A house-sitter looking after your pets and property while you’re away can work a treat, but do you need to tell your insurance company?
Roping in a house-sitter can be the easy option to make sure Fido’s fed, watered and walked or your prized garden’s maintained. But before you hit the road, check with your insurer you’ll be covered in case disaster strikes.
Insurance companies we spoke to said you needed to tell your insurer if a house-sitter was looking after your property. “If you don’t tell your insurer, you could find yourself with no cover at all; if in doubt, disclose it,” an IAG spokesperson said.
However, even with full disclosure, there are some situations where you won’t be covered.
When you might not be covered
If you come home from holiday and find:
Your home’s trashed: You’re out of luck. IAG, along with AA Insurance and Vero, said deliberate damage wasn’t covered. However, if the damage is accidental, you should have a case. For example, if your house-sitter is playing cricket in the yard and inadvertently puts a ball through a window it’s “likely to be covered,” said IAG. The same applies for Vero and AA Insurance.

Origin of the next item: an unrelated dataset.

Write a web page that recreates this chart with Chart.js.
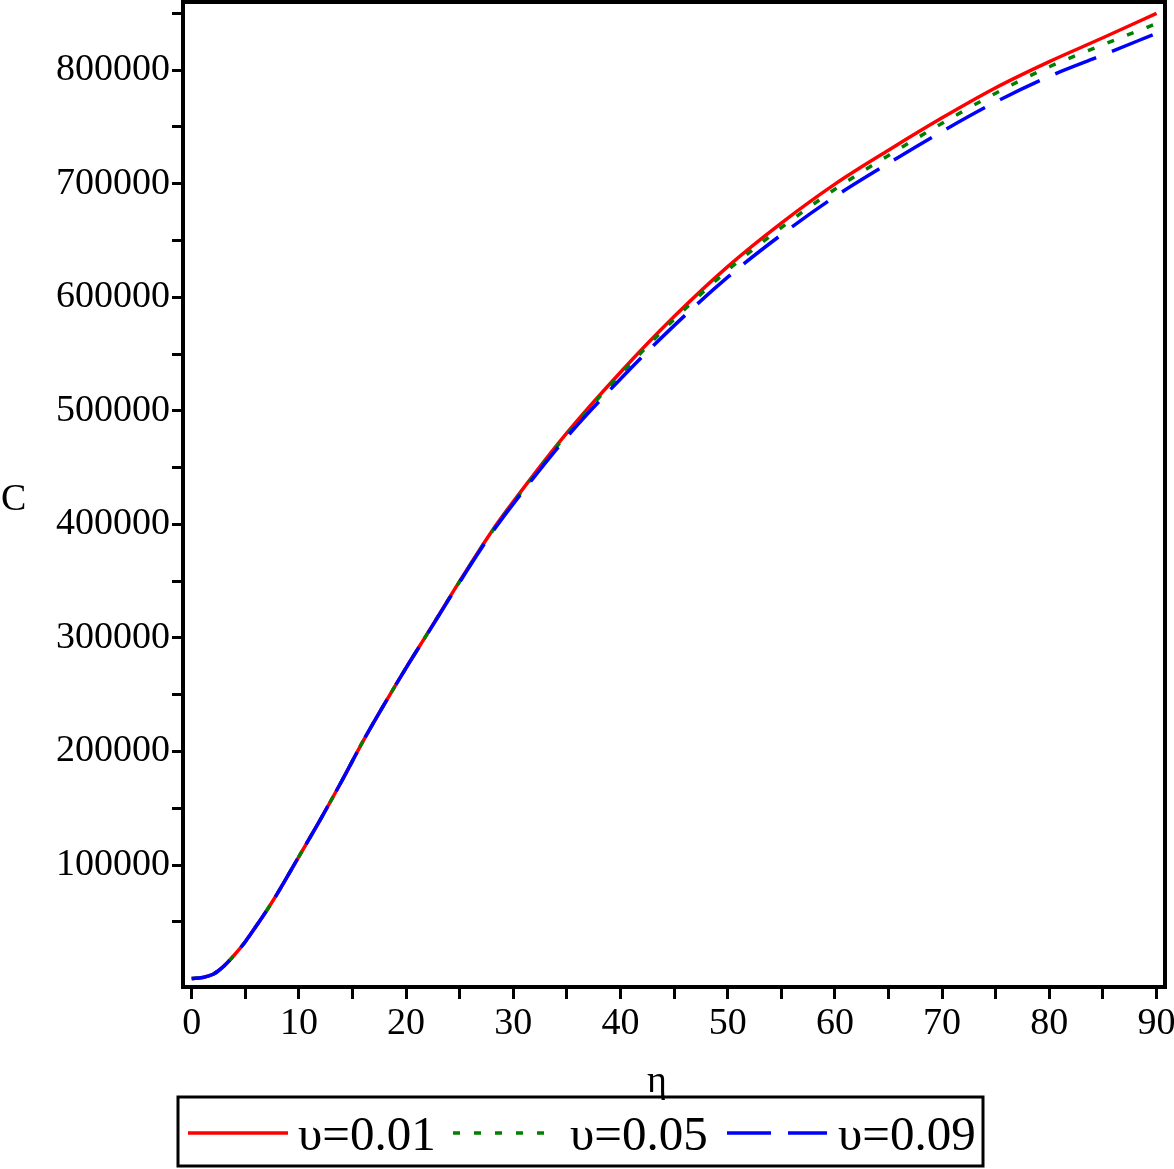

Something’s been nicked: It depends on your policy. AA Insurance said theft was covered “so long as you’ve taken reasonable care with who you’ve invited in”.

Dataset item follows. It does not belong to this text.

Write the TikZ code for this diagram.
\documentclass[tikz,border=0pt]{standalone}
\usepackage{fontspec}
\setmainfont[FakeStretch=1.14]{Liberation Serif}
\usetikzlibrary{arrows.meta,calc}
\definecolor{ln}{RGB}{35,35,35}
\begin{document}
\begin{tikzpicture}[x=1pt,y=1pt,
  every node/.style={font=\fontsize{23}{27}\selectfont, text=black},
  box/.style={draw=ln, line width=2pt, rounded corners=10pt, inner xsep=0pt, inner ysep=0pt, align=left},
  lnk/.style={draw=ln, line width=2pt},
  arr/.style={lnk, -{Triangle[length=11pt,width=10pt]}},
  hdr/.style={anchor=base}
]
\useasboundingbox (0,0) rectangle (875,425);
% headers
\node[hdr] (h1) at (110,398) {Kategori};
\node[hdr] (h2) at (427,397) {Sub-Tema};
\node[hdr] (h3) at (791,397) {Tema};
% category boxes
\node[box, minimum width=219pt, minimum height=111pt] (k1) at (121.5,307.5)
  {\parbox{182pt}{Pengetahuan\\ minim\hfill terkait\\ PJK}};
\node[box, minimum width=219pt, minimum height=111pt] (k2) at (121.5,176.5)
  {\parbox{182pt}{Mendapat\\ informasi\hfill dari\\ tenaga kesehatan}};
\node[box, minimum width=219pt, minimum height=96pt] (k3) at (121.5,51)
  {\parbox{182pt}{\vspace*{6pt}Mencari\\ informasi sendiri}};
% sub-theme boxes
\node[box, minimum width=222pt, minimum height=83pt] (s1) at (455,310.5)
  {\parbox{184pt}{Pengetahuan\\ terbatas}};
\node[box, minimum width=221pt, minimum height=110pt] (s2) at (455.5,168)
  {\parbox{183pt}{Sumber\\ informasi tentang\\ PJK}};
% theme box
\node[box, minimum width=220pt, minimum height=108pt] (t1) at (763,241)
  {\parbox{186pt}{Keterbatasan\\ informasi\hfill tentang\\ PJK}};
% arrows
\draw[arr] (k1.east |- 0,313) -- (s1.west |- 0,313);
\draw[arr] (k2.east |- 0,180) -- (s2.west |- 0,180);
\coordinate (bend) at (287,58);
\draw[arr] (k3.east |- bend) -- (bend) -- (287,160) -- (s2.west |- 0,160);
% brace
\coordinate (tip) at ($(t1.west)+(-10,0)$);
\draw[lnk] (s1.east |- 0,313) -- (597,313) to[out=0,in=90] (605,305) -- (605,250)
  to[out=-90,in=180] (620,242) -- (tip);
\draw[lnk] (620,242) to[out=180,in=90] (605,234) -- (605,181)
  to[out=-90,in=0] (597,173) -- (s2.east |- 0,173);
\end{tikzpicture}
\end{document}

However, that’s not the case with IAG. It said theft by anyone invited into the home, whether a tenant or a house-sitter, wasn’t covered.
Vero’s policy is similar; it covers theft “if the house was burgled by a stranger”, but not if you’ve got a light-fingered house-sitter.
There’s been a fire: If, in the worst-case scenario, the house-sitter burns down your home (whether intentionally or not) you should still be covered with IAG and AA Insurance.
However, with Vero, you’re only covered if the fire was accidental.
Vetting your house-sitter
Before handing your keys over to a house-sitter, we recommend:
meeting the person, either in the flesh or through a video chat
checking references. If you’re using a house-sitting service that
vets sitters, ask what measures it takes (for example, does it carry
out police checks)
setting clear expectations. Discuss what chores you expect the person
to do while looking after your home (walking and feeding pets or
watering the plants). If your home requires a lot of maintenance, you
could consider paying them a small fee.
locking away expensive or sentimental items if you’re not taking them
having a back-up plan in case your house-sitter bails early.
Renting your home out online?
If you want to rent out your home through an accommodation service, such as Airbnb, you need to let your insurance company know.
Why? Because your insurer may consider the house a commercial property rather than a residential one. If you don’t tell it, the company could void your policy.
There’s also the risk you might not be covered in the event of a natural disaster. While a private residential home with fire insurance is automatically covered by the Earthquake Commission (EQC), if your insurer voids your fire insurance, your EQCover may no longer apply.